Award-winning poet Kevin Young says he's never really finished writing a book until he can hold it in his hand and read from it, so in coming weeks, Emory's Atticus Haygood Professor of English and Creative Writing will be crisscrossing the country, bringing to completion his newly published volume, "Book of Hours."

"Book of Hours" marks the 10th anniversary of the death of Young's father, and the intervening years saw the birth of his son, now seven. His latest collection confronts themes of birth, death and rebirth, moving between and beyond his life's milestone events. "These are poems that have been brewing for awhile," Young says.

 On teaching poetry

Young is teaching an advanced poetry workshop at Emory this spring, and his students are writing poems based on a busy roster of visiting writers this semester, including Pulitzer Prize-winners Tracy K. Smith, Paul Muldoon and Sharon Olds (coming as part of the Raymond Danowski Poetry Library Reading Series, curated by Young, on March 20).

Book of Hours

This past week students were writing elegies, "not just to people, but to things, places; whatever absence they wanted to confront." Young hopes they will produce poems of real weight that explore this longstanding tradition of poetry. 

His approach to teaching is a combination based on "reading and writing” and "showing students how to do it in an oblique way that is both sped up and intentional, but is also a good model, you hope."

Young's models included Seamus Heaney, who taught him shortly before winning the Nobel Prize for Literature. As a teacher he taught him "how to live life as a poet, which I really appreciated."

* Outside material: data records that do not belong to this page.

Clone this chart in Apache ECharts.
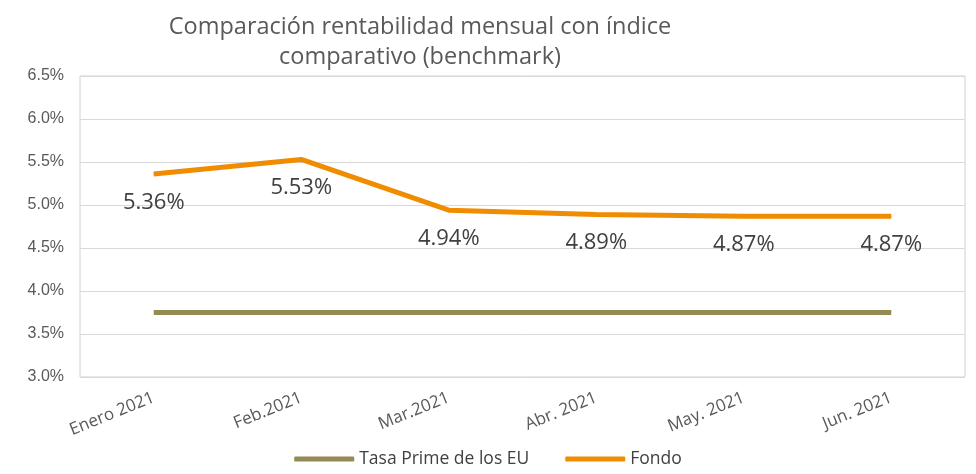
<!DOCTYPE html>
<html>
<head>
<meta charset="utf-8">
<script src="https://cdn.jsdelivr.net/npm/echarts@6/dist/echarts.min.js"></script>
<style>
  html, body { margin: 0; padding: 0; background: #fff; }
  #main { width: 976px; height: 474px; }
</style>
</head>
<body>
<div id="main"></div>
<script>
// datos
var categorias = ['Enero 2021', 'Feb.2021', 'Mar.2021', 'Abr. 2021', 'May. 2021', 'Jun. 2021'];
var tasaPrime = [3.75, 3.75, 3.75, 3.75, 3.75, 3.75];
var fondo = [5.36, 5.53, 4.94, 4.89, 4.87, 4.87];

var myChart = echarts.init(document.getElementById('main'));

myChart.setOption({
    animation: false,
    textStyle: { fontFamily: '"Open Sans", sans-serif' },
    title: {
        text: 'Comparación rentabilidad mensual con índice\ncomparativo (benchmark)',
        left: 415,
        top: 7,
        textAlign: 'center',
        textStyle: {
            color: '#595959',
            fontSize: 23.5,
            fontWeight: 'normal',
            lineHeight: 30,
            fontFamily: '"Open Sans", sans-serif'
        }
    },
    legend: {
        data: ['Tasa Prime de los EU', 'Fondo'],
        bottom: 1,
        left: 'center',
        itemWidth: 60,
        itemHeight: 5,
        itemGap: 36,
        icon: 'roundRect',
        textStyle: { color: '#404040', fontSize: 17.5, fontFamily: '"Open Sans", sans-serif' }
    },
    grid: {
        left: 80,
        right: 11,
        top: 76,
        bottom: 97,
        show: true,
        borderColor: '#d0d0d0',
        borderWidth: 1
    },
    xAxis: {
        type: 'category',
        boundaryGap: true,
        data: categorias,
        axisLine: { show: false },
        axisTick: { show: false },
        axisLabel: {
            rotate: 22,
            color: '#595959',
            fontSize: 17,
            margin: 20,
            interval: 0,
            fontFamily: '"Open Sans", sans-serif'
        }
    },
    yAxis: {
        type: 'value',
        min: 3.0,
        max: 6.5,
        interval: 0.5,
        axisLine: { show: false },
        axisTick: { show: false },
        splitLine: { lineStyle: { color: '#d9d9d9', width: 1 } },
        axisLabel: {
            color: '#595959',
            fontSize: 16,
            margin: 16,
            fontFamily: 'Arial, "Liberation Sans", sans-serif',
            formatter: function (v) { return v.toFixed(1) + '%'; }
        }
    },
    series: [
        {
            name: 'Tasa Prime de los EU',
            type: 'line',
            data: tasaPrime,
            symbol: 'none',
            lineStyle: { color: '#948a54', width: 5 },
            itemStyle: { color: '#948a54' }
        },
        {
            name: 'Fondo',
            type: 'line',
            data: fondo,
            symbol: 'circle',
            symbolSize: 1,
            showSymbol: true,
            lineStyle: { color: '#f08c00', width: 5 },
            itemStyle: { color: '#f08c00' },
            label: {
                show: true,
                position: 'bottom',
                distance: 17,
                color: '#404040',
                fontSize: 22,
                fontFamily: '"Open Sans", sans-serif',
                formatter: function (p) { return p.value.toFixed(2) + '%'; }
            }
        }
    ]
});
</script>
</body>
</html>
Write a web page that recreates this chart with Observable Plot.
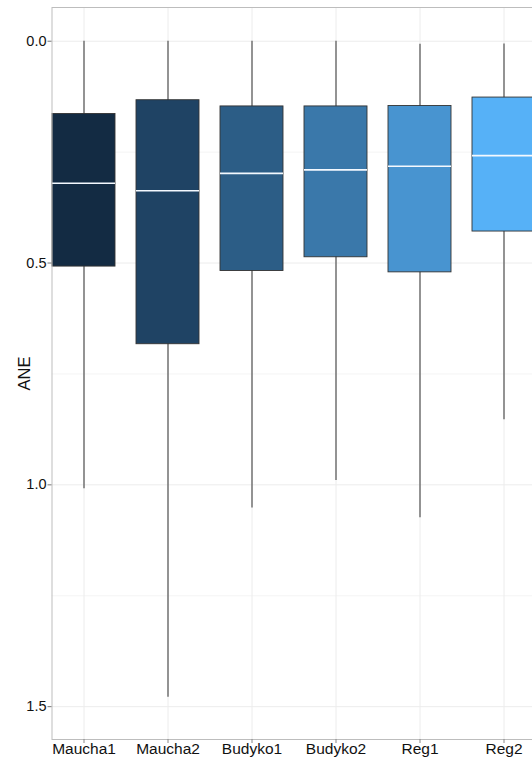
<!DOCTYPE html>
<html>
<head>
<meta charset="utf-8">
<script src="https://cdn.jsdelivr.net/npm/d3@7"></script>
<script src="https://cdn.jsdelivr.net/npm/@observablehq/plot@0.6"></script>
<style>
  html, body { margin: 0; padding: 0; background: white; overflow: hidden; width: 532px; height: 758px; }
  #chart svg { max-width: none !important; display: block; }
</style>
</head>
<body>
<div id="chart"></div>
<script>
const cats = ["Maucha1", "Maucha2", "Budyko1", "Budyko2", "Reg1", "Reg2"];
const whiskerLow  = [0.000, 0.000, 0.000, 0.000, 0.007, 0.006];
const q1          = [0.164, 0.133, 0.147, 0.147, 0.146, 0.127];
const median      = [0.320, 0.337, 0.298, 0.290, 0.282, 0.258];
const q3          = [0.508, 0.683, 0.518, 0.487, 0.521, 0.429];
const whiskerHigh = [1.009, 1.479, 1.052, 0.990, 1.074, 0.853];
const yTicks = [0, 0.5, 1.0, 1.5];
const yMinor = [0.25, 0.75, 1.25];
const yLabel = "ANE";

const rows = cats.map((c, i) => ({
  model: c, lo: whiskerLow[i], q1: q1[i], med: median[i], q3: q3[i], hi: whiskerHigh[i]
}));

const palette = d3.quantize(d3.interpolateLab("#132B43", "#56B1F7"), cats.length);
const font = "'Liberation Sans', Arial, Helvetica, sans-serif";

const chart = Plot.plot({
  width: 580,
  height: 758,
  marginLeft: 51.5,
  marginTop: 7,
  marginBottom: 19,
  marginRight: 21,
  style: { fontFamily: font, background: "white", color: "#111" },
  x: { domain: cats, range: [51.6, 539.8], paddingInner: 0.25, paddingOuter: 0, align: 0 },
  y: { domain: [-0.076, 1.574], reverse: true },
  color: { domain: cats, range: palette },
  marks: [
    Plot.gridY(yMinor, { stroke: "#f4f4f4", strokeOpacity: 1 }),
    Plot.gridY(yTicks, { stroke: "#ececec", strokeOpacity: 1 }),
    Plot.gridX(cats, { stroke: "#ececec", strokeOpacity: 1 }),
    Plot.ruleX(rows, { x: "model", y1: "lo", y2: "hi", stroke: "#5e5e5e", strokeWidth: 1.3 }),
    Plot.barY(rows, { x: "model", y1: "q1", y2: "q3", fill: "model", stroke: "#333", strokeWidth: 0.9 }),
    Plot.tickY(rows, { x: "model", y: "med", stroke: "#f4f9ff", strokeWidth: 1.6 }),
    Plot.frame({ stroke: "#bdbdbd", strokeWidth: 1 }),
    Plot.axisY(yTicks, { tickFormat: d3.format(".1f"), tickSize: 4, tickPadding: 1.5, fontSize: 14.5, stroke: "#777", fill: "#111", label: null }),
    Plot.axisY({ ticks: [], label: yLabel, labelAnchor: "center", labelArrow: "none", labelOffset: 34, fontSize: 16.5, fill: "#111" }),
    Plot.axisX({ tickSize: 4, tickPadding: -0.5, fontSize: 15.5, stroke: "#888", fill: "#111", label: null })
  ]
});
document.getElementById("chart").appendChild(chart);
chart.style.maxWidth = "none";
</script>
</body>
</html>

"I didn't grow up knowing poets," says Young, "so having a chance to study with someone who was writing about a world that was far away but not so very different from rural Louisiana where my parents are from was really a tremendous gift."

What Young discovered, he says, is that poetry is "about the long haul, and finding the language to explain not just experience, but also history and a little bit of the future."

Young is curator of the Raymond Danowski Poetry Library at Emory and the author of seven previous books of poetry, including "Ardency: A Chronicle of the Amistad Rebels," winner of a 2012 American Book Award, and "Jelly Roll," a finalist for the National Book Award. Young’s book "The Grey Album: On the Blackness of Blackness," won the Graywolf Nonfiction Prize, was a New York Times Notable Book and a finalist for the National Book Critics Circle Award for criticism, and won a PEN Open Book Award.